Plan A for the White Sox involves handing at least one playoff start to either a rookie or someone returning from serious injury. The Twins, who started poor Randy Dobnak in a playoff game in Yankee Stadium in October, are relying on some combination of Hill, Jhoulys Chacín, and Homer Bailey to be healthy and effective in 2020. There’s a nontrivial chance that Zach Davies is the Padres’ best starting pitcher this season. The list goes on.
Even the Red Sox need a pitcher like Price, because ace Chris Sale is coming off by far the worst season of his career, and after him and Eduardo Rodríguez the rotation thins out rapidly. Now that Price isn’t around to start Game 3 of a potential ALDS, how will Nathan Eovaldi do in his stead? How about Hector Velázquez or Brian Johnson? Well, in that case, Boston would probably be watching the playoffs from home anyway.

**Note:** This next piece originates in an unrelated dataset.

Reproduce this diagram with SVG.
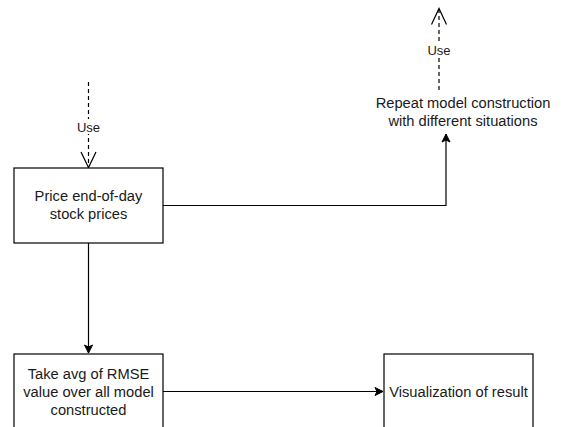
<svg xmlns="http://www.w3.org/2000/svg" width="563" height="427" viewBox="0 0 563 427">
<style>
.box{fill:#ffffff;stroke:#000000;stroke-width:1.2}
.t{font-family:"Liberation Sans",Arial,sans-serif;font-size:14.7px;fill:#1a1a1a;text-anchor:middle}
.lbl{font-family:"Liberation Sans",Arial,sans-serif;font-size:13px;fill:#1a1a1a;text-anchor:middle}
.line{fill:none;stroke:#000000;stroke-width:1.2}
.dash{fill:none;stroke:#000000;stroke-width:1.2;stroke-dasharray:4 3}
.open{fill:none;stroke:#000000;stroke-width:1.2}
</style>
<defs>
<marker id="arr" markerWidth="10" markerHeight="10" refX="9" refY="5" orient="auto" markerUnits="userSpaceOnUse">
<path d="M1,1 L9,5 L1,9 L3,5 Z" fill="#000000" stroke="#000000" stroke-width="1"/>
</marker>
</defs>
<rect width="563" height="427" fill="#ffffff"/>
<g id="connectors">
<g id="use-in">
<line class="dash" x1="88.5" y1="82" x2="88.5" y2="167"/>
<path class="open" d="M81,152 L88.5,167.5 L96,152"/>
<rect x="75" y="119" width="27" height="15" fill="#ffffff"/>
<text class="lbl" x="88.5" y="131.5">Use</text>
</g>
<g id="use-out">
<line class="dash" x1="439" y1="90" x2="439" y2="9"/>
<path class="open" d="M431.5,24.5 L439,8.5 L446.5,24.5"/>
<rect x="425" y="42" width="28" height="15" fill="#ffffff"/>
<text class="lbl" x="439" y="54.5">Use</text>
</g>
<path class="line" d="M163,205.5 L446,205.5 L446,134" marker-end="url(#arr)"/>
<path class="line" d="M88.5,243 L88.5,353" marker-end="url(#arr)"/>
<path class="line" d="M163,391.5 L383,391.5" marker-end="url(#arr)"/>
</g>
<g id="price">
<rect class="box" x="14" y="168" width="149" height="75"/>
<text class="t" x="88.5" y="200.5">Price end-of-day</text>
<text class="t" x="88.5" y="218.5">stock prices</text>
</g>
<g id="repeat">
<text class="t" x="463" y="107.5">Repeat model construction</text>
<text class="t" x="463" y="125.5">with different situations</text>
</g>
<g id="avg">
<rect class="box" x="14" y="354" width="149" height="75"/>
<text class="t" x="88.5" y="378.5">Take avg of RMSE</text>
<text class="t" x="88.5" y="396.5">value over all model</text>
<text class="t" x="88.5" y="414.5">constructed</text>
</g>
<g id="viz">
<rect class="box" x="384" y="354" width="149" height="75"/>
<text class="t" x="458.5" y="396.5">Visualization of result</text>
</g>
</svg>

When an athlete signs a gigantic contract like Price’s, any injury or regression seems to negate his value entirely. Price has been particularly unlucky in this regard, and not only because he’s a solid mid-rotation starter and not an albatross. Criticism of Price based on his pay carries the implicit assumption that the Red Sox will put the $32 million per year they just gained to better use. The fact that the Sox traded Betts exposes that assumption as an obvious falsehood.
That leaves the Dodgers in an advantageous position, as they’ve acquired a pitcher who could make or break the season for half a dozen of their National League competitors, and they’re able to frame doing so as taking a burden off Boston’s shoulders. It’s a devilishly clever bit of legerdemain, reminiscent of Tom Sawyer “allowing” his friends to whitewash his aunt’s fence. It’s just puzzling, and a little disheartening, that no other team sensed—and seized—this opportunity.